* **EXERCISE REQUIREMENTS**: Comb the records below for the string "diagram" and copy each line where it turns up.

* **PROVIDED INFORMATION**:
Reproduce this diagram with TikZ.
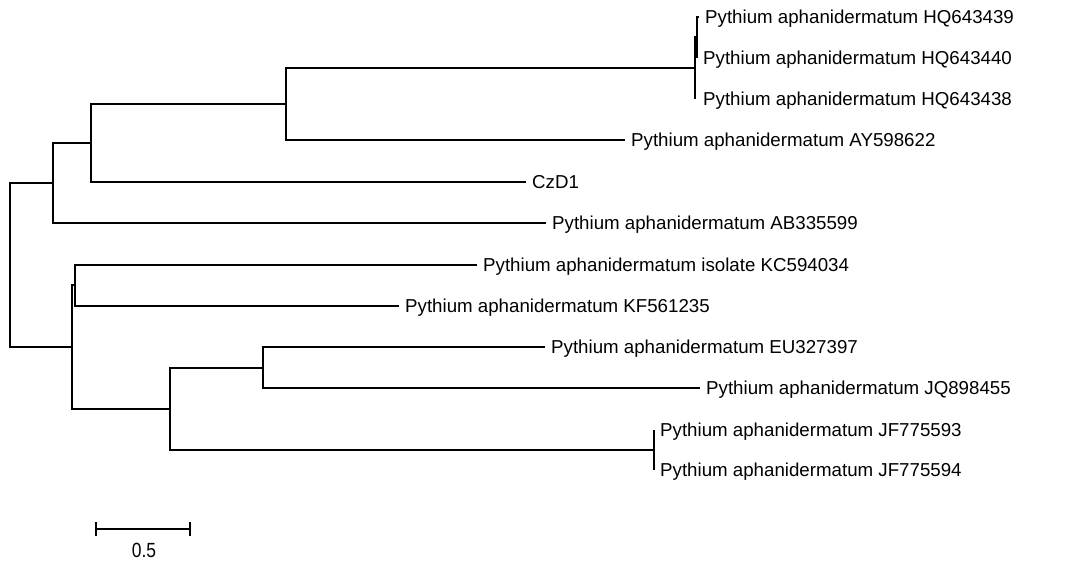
\documentclass[tikz,border=0pt]{standalone}
\usepackage{fontspec}
\setmainfont{Liberation Sans}
\begin{document}
\begin{tikzpicture}[x=1pt,y=-1pt,
  branch/.style={line width=1.9pt,black},
  taxon/.style={anchor=west,inner xsep=6pt,inner ysep=0pt,
    text height=13.4pt,text depth=0pt,
    font=\fontsize{18.7}{20}\selectfont},
  scalelbl/.style={inner sep=0pt,xscale=0.85,
    font=\fontsize{20.5}{22}\selectfont}]
\useasboundingbox (0,0) rectangle (1078,562);

% internal nodes (placed where they attach to their parent)
\coordinate (R)  at (10,265);
\coordinate (A)  at (53,183);
\coordinate (B)  at (91,143);
\coordinate (C)  at (286,104);
\coordinate (H2) at (695,68);
\coordinate (H1) at (697,37);
\coordinate (D)  at (72,347);
\coordinate (E)  at (75,285);
\coordinate (G)  at (170,409);
\coordinate (F)  at (263,368);
\coordinate (J)  at (654,450);

% taxa
\node[taxon] (t439) at (699,17)  {Pythium aphanidermatum HQ643439};
\node[taxon] (t440) at (697,58)  {Pythium aphanidermatum HQ643440};
\node[taxon,inner xsep=8pt] (t438) at (695,99) {Pythium aphanidermatum HQ643438};
\node[taxon] (tAY)  at (625,140) {Pythium aphanidermatum AY598622};
\node[taxon] (tCz)  at (526,182) {CzD1};
\node[taxon] (tAB)  at (546,223) {Pythium aphanidermatum AB335599};
\node[taxon] (tKC)  at (477,265) {Pythium aphanidermatum isolate KC594034};
\node[taxon] (tKF)  at (399,306) {Pythium aphanidermatum KF561235};
\node[taxon] (tEU)  at (545,347) {Pythium aphanidermatum EU327397};
\node[taxon] (tJQ)  at (700,388) {Pythium aphanidermatum JQ898455};
\node[taxon] (tJF3) at (654,430) {Pythium aphanidermatum JF775593};
\node[taxon] (tJF4) at (654,470) {Pythium aphanidermatum JF775594};

% branches
\draw[branch] (R) |- (A);
\draw[branch] (R) |- (D);
\draw[branch] (A) |- (B);
\draw[branch] (A) |- (tAB.west);
\draw[branch] (B) |- (C);
\draw[branch] (B) |- (tCz.west);
\draw[branch] (C) |- (H2);
\draw[branch] (C) |- (tAY.west);
\draw[branch] (H2) |- (H1);
\draw[branch] (H2) |- (t438.west);
\draw[branch] (H1) |- (t439.west);
\draw[branch] (H1) |- (t440.west);
\draw[branch] (D) |- (E);
\draw[branch] (D) |- (G);
\draw[branch] (E) |- (tKC.west);
\draw[branch] (E) |- (tKF.west);
\draw[branch] (G) |- (F);
\draw[branch] (G) |- (J);
\draw[branch] (F) |- (tEU.west);
\draw[branch] (F) |- (tJQ.west);
\draw[branch] (J) |- (tJF3.west);
\draw[branch] (J) |- (tJF4.west);

% scale bar
\coordinate (sbL) at (96,529);
\coordinate (sbR) at (190,529);
\draw[branch] (sbL) -- (sbR);
\draw[branch] ([yshift=-7pt]sbL) -- ([yshift=7pt]sbL);
\draw[branch] ([yshift=-7pt]sbR) -- ([yshift=7pt]sbR);
\node[scalelbl] (sbT) at (144,550) {0.5};
\end{tikzpicture}
\end{document}
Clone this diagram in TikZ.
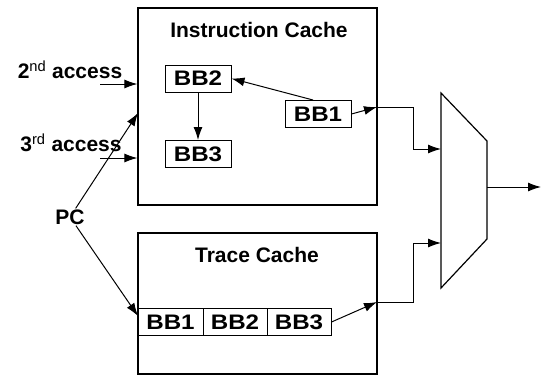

* **FULL SOLUTION**:
Reproduce this diagram with TikZ.
Clone this diagram in TikZ.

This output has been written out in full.